Boost your Incident Management process with Problem Management. By spending time on root cause analysis you get rid of the “boring Incidents” and get your users back up and running faster. If you don’t know where to start, carry out a review following Major Incidents. Ask what happened and why, how it was fixed and what actions are needed to prevent a recurrence. If Problem Management is already in place - supercharge it with proactive Problem Management; talk to your support teams and service delivery managers. Ask what keeps them awake at night so that you can come up with a plan of action.
Revamp your CAB
There is no excuse for people falling asleep in CAB meetings. If people dread going to CAB because it’s a five hour meeting or it’s thought of as a box ticking exercise then you're doing it wrong. CAB meetings should be there to discuss critical, business Changes. use a risk matrix and business rules to approve lower level Changes freeing up the CAB to discuss the Changes that are critical to the business.
Sharing the love
Make your business feel loved - put SLAs in place and ensure that you have regular service review meetings. Without mutually agreed SLAs in place you will only ever be managed emotionally by the rest of the business. Having regular meetings with your customer base keeps things on track - any issues can be dealt with there and then rather than being left to spiral out of control.
If you don’t have a CMDB then guess what - those ancient documents that 3rd line support use to support a service? That’s a CMDB! If funding is an issue use spreadsheets (seriously). Start with your most business critical services and build out. Once the rest of the business starts seeing the benefits (just of the top of my head - faster Incident impact analysis, more effective Change Management and better estate management as a starter for ten) you will be in a better position to ask for a dedicated tool.

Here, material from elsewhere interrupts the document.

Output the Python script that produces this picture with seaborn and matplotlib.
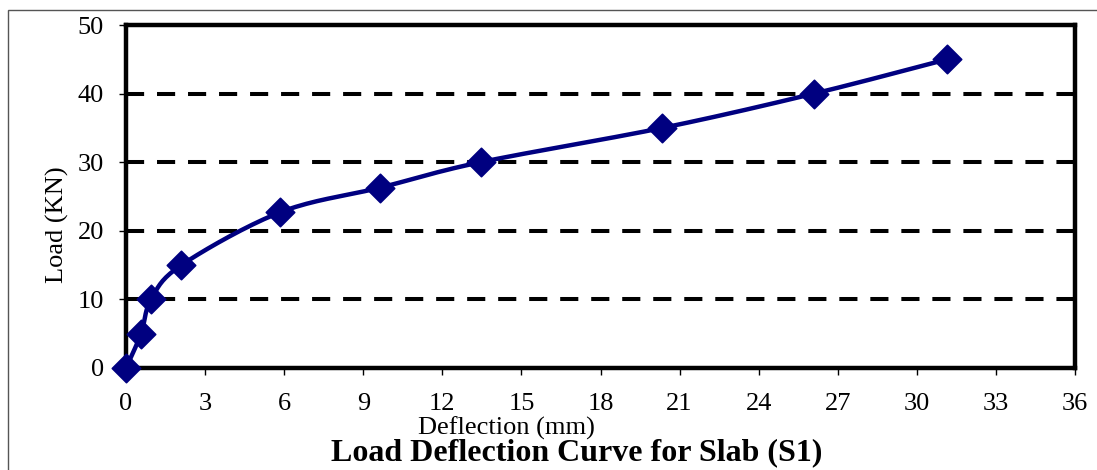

As an ex colleague used to say to “always make it easy for people to give you money”. Make it easy for people to access all your sparkle fab services by advertising them in one central location. A Service Catalogue doesn’t have to be an expensive all singing, all dancing tool. It can start off as simple web page on your Service Desk intranet and grow over time. See our top tips for how to initiate your self service portal and bring people to it here.
Free up your Service Desk! Encourage users to use the self service model to make Service Requests. If you make it fun (see above notes on gamification) it will be adopted and will be popular. If you have the option; tie in Request Fulfilment with your Service Catalogue - making them useful will drive engagement and boost the uptake of both processes. Shift your knowledge leftwards and reap the benefits.
Continuously Improve Your Service Desk
Improve, improve improve. Like Deming demonstrated over his career - small achievable bursts are much more likely to stick than large scale expensive projects. Little and often is the way forward. Case in point? Eight years ago I was working at a retail savings bank near Reading. It seemed like the marketing department wanted a new website Release resulting in the Ops guys and Dev guys snarling at each other from opposite sides of the room and an epic blame culture. We decided that something needed to be done to avoid a “handbags at dawn” situation.
From talking to all three sides it was clear that everyone was feeling stressed out and under pressure so working as a team we revamped the deployment process so it took less time, agreed a sensible Release schedule with the rest of the business (including scope for emergencies) and recruited volunteers from Marketing to sanity check and review each deployment. The result? The deployment time for each deployment was reduced by 50%, Change effectiveness improved by 25% and most importantly? Dev and Ops were friends again. Sometimes it’s the smallest things that make the biggest impact so always have improvement on your radar.